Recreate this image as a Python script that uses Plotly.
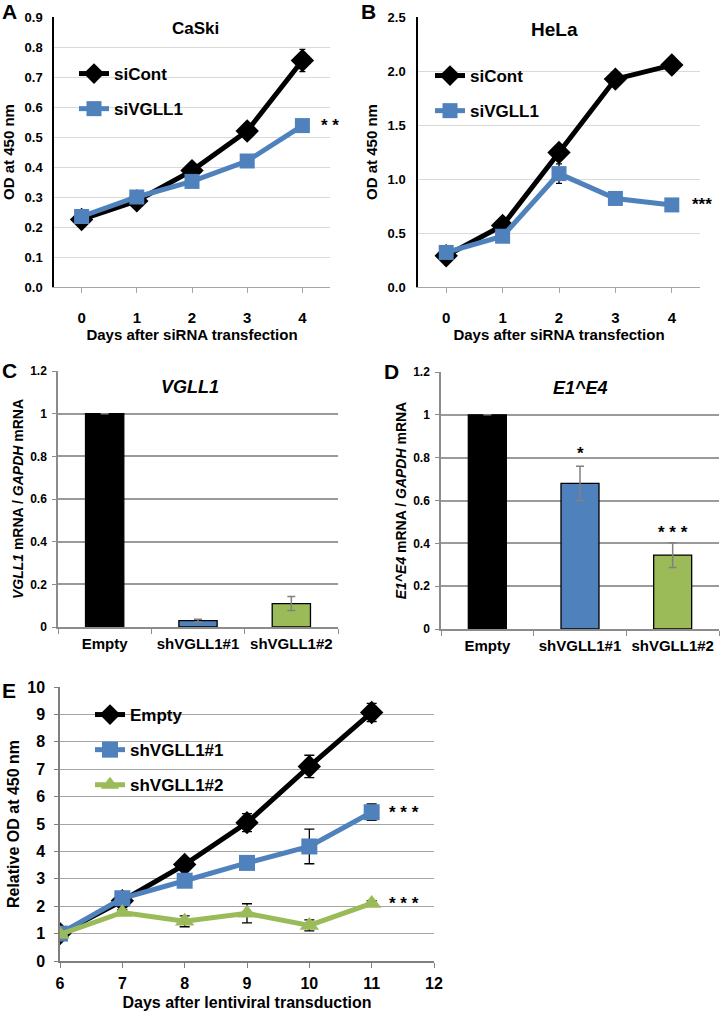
import plotly.graph_objects as go

W, H = 720, 1013
FONT = "Liberation Sans"

# ---------------- data ----------------
days_si = [0, 1, 2, 3, 4]
caski_sicont = [0.225, 0.287, 0.388, 0.520, 0.755]
caski_sicont_err = [0.008, 0.008, 0.010, 0.025, 0.037]
caski_sivgll1 = [0.235, 0.300, 0.352, 0.420, 0.538]
caski_sivgll1_err = [0.008, 0.008, 0.008, 0.008, 0.008]

hela_sicont = [0.29, 0.57, 1.245, 1.925, 2.055]
hela_sicont_err = [0.02, 0.02, 0.03, 0.07, 0.02]
hela_sivgll1 = [0.32, 0.47, 1.05, 0.82, 0.76]
hela_sivgll1_err = [0.02, 0.02, 0.09, 0.03, 0.03]

groups = ["Empty", "shVGLL1#1", "shVGLL1#2"]
bar_colors = ["#000000", "#4F81BD", "#9BBB59"]
vgll1_mrna = [1.0, 0.03, 0.11]
vgll1_mrna_err = [0.0, 0.006, 0.033]
e1e4_mrna = [1.0, 0.68, 0.345]
e1e4_mrna_err = [0.0, 0.08, 0.058]

days_lenti = [6, 7, 8, 9, 10, 11]
od_empty = [1.0, 2.2, 3.52, 5.05, 7.1, 9.07]
od_empty_err = [0.05, 0.1, 0.12, 0.33, 0.41, 0.33]
od_sh1 = [1.0, 2.29, 2.93, 3.58, 4.18, 5.43]
od_sh1_err = [0.05, 0.1, 0.1, 0.1, 0.63, 0.3]
od_sh2 = [0.97, 1.77, 1.45, 1.74, 1.3, 2.1]
od_sh2_err = [0.05, 0.1, 0.2, 0.35, 0.2, 0.1]

BLACK = "#000000"
BLUE = "#4F81BD"
GREEN = "#9BBB59"


def px_x(a, b):
    return [a / W, b / W]


def px_y(top, bottom):
    return [1 - bottom / H, 1 - top / H]


fig = go.Figure()


def line_trace(x, y, err, name, color, symbol, size, xa, ya, legend, errw=3, lw=5):
    return go.Scatter(
        x=x, y=y, name=name, mode="lines+markers",
        line=dict(color=color, width=lw),
        marker=dict(color=color, symbol=symbol, size=size, line=dict(width=0)),
        error_y=dict(type="data", array=err, color=BLACK, thickness=1.3, width=errw),
        xaxis=xa, yaxis=ya, legend=legend, legendgroup=name + legend,
    )


# Panel A
fig.add_trace(line_trace(days_si, caski_sicont, caski_sicont_err, "siCont", BLACK, "diamond", 18, "x", "y", "legend"))
fig.add_trace(line_trace(days_si, caski_sivgll1, caski_sivgll1_err, "siVGLL1", BLUE, "square", 15, "x", "y", "legend"))
# Panel B
fig.add_trace(line_trace(days_si, hela_sicont, hela_sicont_err, "siCont", BLACK, "diamond", 18, "x2", "y2", "legend2"))
fig.add_trace(line_trace(days_si, hela_sivgll1, hela_sivgll1_err, "siVGLL1", BLUE, "square", 15, "x2", "y2", "legend2"))

# Panel C, D bars
for vals, errs, xa, ya in [(vgll1_mrna, vgll1_mrna_err, "x3", "y3"), (e1e4_mrna, e1e4_mrna_err, "x4", "y4")]:
    fig.add_trace(go.Bar(
        x=groups, y=vals, width=0.41,
        marker=dict(color=bar_colors, line=dict(color="#000000", width=1.3)),
        error_y=dict(type="data", array=errs, color="#808080", thickness=1.5, width=4),
        xaxis=xa, yaxis=ya, showlegend=False,
    ))

# Panel E
fig.add_trace(line_trace(days_lenti, od_empty, od_empty_err, "Empty", BLACK, "diamond", 18, "x5", "y5", "legend3", errw=5))
fig.add_trace(line_trace(days_lenti, od_sh1, od_sh1_err, "shVGLL1#1", BLUE, "square", 16, "x5", "y5", "legend3", errw=5))
fig.add_trace(line_trace(days_lenti, od_sh2, od_sh2_err, "shVGLL1#2", GREEN, "triangle-up", 17, "x5", "y5", "legend3", errw=5))

bold = dict(family=FONT, color="#000000", weight="bold")

common_line_x = dict(showline=True, linecolor="#a6a6a6", linewidth=1.3, ticks="outside",
                     tickcolor="#a6a6a6", ticklen=5, showgrid=False, zeroline=False, automargin=False)

layout = dict(
    template="none",
    width=W, height=H, margin=dict(l=0, r=0, t=0, b=0, pad=0, autoexpand=False),
    paper_bgcolor="white", plot_bgcolor="white", showlegend=True,
    font=dict(family=FONT, color="#000000"),
    # A
    xaxis=dict(domain=px_x(54, 330), range=[-0.5, 4.5], tickvals=days_si, anchor="y",
               tickfont=dict(size=15, **bold), ticklabelstandoff=12, tickangle=0,
               title=dict(text="Days after siRNA transfection", font=dict(size=15, **bold), standoff=0),
               **common_line_x),
    yaxis=dict(domain=px_y(17, 287), range=[0, 0.9], dtick=0.1, tickformat=".1f", anchor="x",
               showline=True, linecolor="#000000", linewidth=1.5, showgrid=True, gridcolor="#d9d9d9",
               gridwidth=1.2, zeroline=False, ticks="", ticklabelstandoff=7, automargin=False,
               tickfont=dict(size=13, **bold),
               title=dict(text="OD at 450 nm", font=dict(size=15, **bold), standoff=6)),
    # B
    xaxis2=dict(domain=px_x(418, 700), range=[-0.5, 4.5], tickvals=days_si, anchor="y2",
                tickfont=dict(size=15, **bold), ticklabelstandoff=12, tickangle=0,
                title=dict(text="Days after siRNA transfection", font=dict(size=15, **bold), standoff=0),
                **common_line_x),
    yaxis2=dict(domain=px_y(17, 287), range=[0, 2.5], dtick=0.5, tickformat=".1f", anchor="x2",
                showline=True, linecolor="#000000", linewidth=1.5, showgrid=True, gridcolor="#d9d9d9",
                gridwidth=1.2, zeroline=False, ticks="", ticklabelstandoff=8, automargin=False,
                tickfont=dict(size=13, **bold),
                title=dict(text="OD at 450 nm", font=dict(size=15, **bold), standoff=6)),
    # C
    xaxis3=dict(domain=px_x(58, 338), type="category", anchor="y3", tickson="boundaries", tickangle=0,
                showline=True, linecolor="#8c8c8c", linewidth=1.5, ticks="outside", tickcolor="#8c8c8c",
                ticklen=5, showgrid=False, tickfont=dict(size=15, **bold), ticklabelstandoff=2,
                automargin=False),
    yaxis3=dict(domain=px_y(371, 627), range=[0, 1.2], dtick=0.2, anchor="x3",
                showline=True, linecolor="#8c8c8c", linewidth=1.5, showgrid=True, gridcolor="#9a9a9a",
                gridwidth=1.5, zeroline=False, ticks="outside", tickcolor="#8c8c8c", ticklen=4,
                ticklabelstandoff=3, tickfont=dict(size=12, **bold), automargin=False,
                title=dict(text="<i>VGLL1</i> mRNA / <i>GAPDH</i> mRNA", font=dict(size=14, **bold), standoff=3)),
    # D
    xaxis4=dict(domain=px_x(441, 719), type="category", anchor="y4", tickson="boundaries", tickangle=0,
                showline=True, linecolor="#8c8c8c", linewidth=1.5, ticks="outside", tickcolor="#8c8c8c",
                ticklen=5, showgrid=False, tickfont=dict(size=15, **bold), ticklabelstandoff=2,
                automargin=False),
    yaxis4=dict(domain=px_y(372, 629), range=[0, 1.2], dtick=0.2, anchor="x4",
                showline=True, linecolor="#8c8c8c", linewidth=1.5, showgrid=True, gridcolor="#9a9a9a",
                gridwidth=1.5, zeroline=False, ticks="outside", tickcolor="#8c8c8c", ticklen=4,
                ticklabelstandoff=3, tickfont=dict(size=12, **bold), automargin=False,
                title=dict(text="<i>E1^E4</i> mRNA / <i>GAPDH</i> mRNA", font=dict(size=14, **bold), standoff=3)),
    # E
    xaxis5=dict(domain=px_x(60, 434), range=[6, 12], dtick=1, anchor="y5", tickangle=0,
                showline=True, linecolor="#7f7f7f", linewidth=1.5, ticks="outside", tickcolor="#7f7f7f",
                ticklen=5, showgrid=False, zeroline=False, tickfont=dict(size=16, **bold), ticklabelstandoff=2,
                automargin=False,
                title=dict(text="Days after lentiviral transduction", font=dict(size=16, **bold), standoff=6)),
    yaxis5=dict(domain=px_y(687, 961), range=[0, 10], dtick=1, anchor="x5",
                showline=True, linecolor="#7f7f7f", linewidth=1.5, showgrid=True, gridcolor="#a6a6a6",
                gridwidth=1.3, zeroline=False, ticks="outside", tickcolor="#7f7f7f", ticklen=4,
                ticklabelstandoff=6, tickfont=dict(size=16, **bold), automargin=False,
                title=dict(text="Relative OD at 450 nm", font=dict(size=16, **bold), standoff=4)),
    legend=dict(x=74 / W, y=1 - 56 / H, xanchor="left", yanchor="top", bgcolor="rgba(0,0,0,0)",
                font=dict(size=17, **bold), traceorder="grouped", tracegroupgap=10),
    legend2=dict(x=430 / W, y=1 - 58 / H, xanchor="left", yanchor="top", bgcolor="rgba(0,0,0,0)",
                 font=dict(size=17, **bold), traceorder="grouped", tracegroupgap=10),
    legend3=dict(x=90 / W, y=1 - 697 / H, xanchor="left", yanchor="top", bgcolor="rgba(0,0,0,0)",
                 font=dict(size=17, **bold), traceorder="grouped", tracegroupgap=10),
)
fig.update_layout(**layout)

ann = []


def paper_text(text, x, y, size, italic=False):
    t = f"<i>{text}</i>" if italic else text
    ann.append(dict(text=t, x=x / W, y=1 - y / H, xref="paper", yref="paper", showarrow=False,
                    xanchor="center", yanchor="middle", font=dict(size=size, **bold)))


# panel letters
paper_text("A", 9, 12, 21)
paper_text("B", 368, 12, 21)
paper_text("C", 9, 370, 21)
paper_text("D", 392, 371, 21)
paper_text("E", 9, 690, 21)
# titles
paper_text("CaSki", 196, 29, 17)
paper_text("HeLa", 554, 30, 19)
paper_text("VGLL1", 190, 387, 18, italic=True)
paper_text("E1^E4", 580, 388, 18, italic=True)


def star(text, x, y, xa, ya, anchor="left", size=17):
    ann.append(dict(text=text, x=x, y=y, xref=xa, yref=ya, showarrow=False, xanchor=anchor,
                    yanchor="middle", font=dict(size=size, **bold)))


star("* *", 4.3, caski_sivgll1[-1], "x", "y")
star("***", 4.33, hela_sivgll1[-1], "x2", "y2")
star("*", groups[1], 0.82, "x4", "y4", anchor="center")
star("* * *", groups[2], 0.45, "x4", "y4", anchor="center")
star("* * *", 11.25, od_sh1[-1], "x5", "y5")
star("* * *", 11.25, od_sh2[-1], "x5", "y5")

fig.update_layout(annotations=ann)
fig.write_html("out.html", config={"displayModeBar": False},
               post_script="document.body.style.margin='0px';document.body.style.overflow='hidden';")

────────────────────────────────────────

Repeat the listing above exactly from its first line to the line containing "caski_sivgll1_err = [0.008, 0.008, 0.008, 0.008, 0.008]", both included, and omit the pictures.

Recreate this image as a Python script that uses Plotly.
import plotly.graph_objects as go

W, H = 720, 1013
FONT = "Liberation Sans"

# ---------------- data ----------------
days_si = [0, 1, 2, 3, 4]
caski_sicont = [0.225, 0.287, 0.388, 0.520, 0.755]
caski_sicont_err = [0.008, 0.008, 0.010, 0.025, 0.037]
caski_sivgll1 = [0.235, 0.300, 0.352, 0.420, 0.538]
caski_sivgll1_err = [0.008, 0.008, 0.008, 0.008, 0.008]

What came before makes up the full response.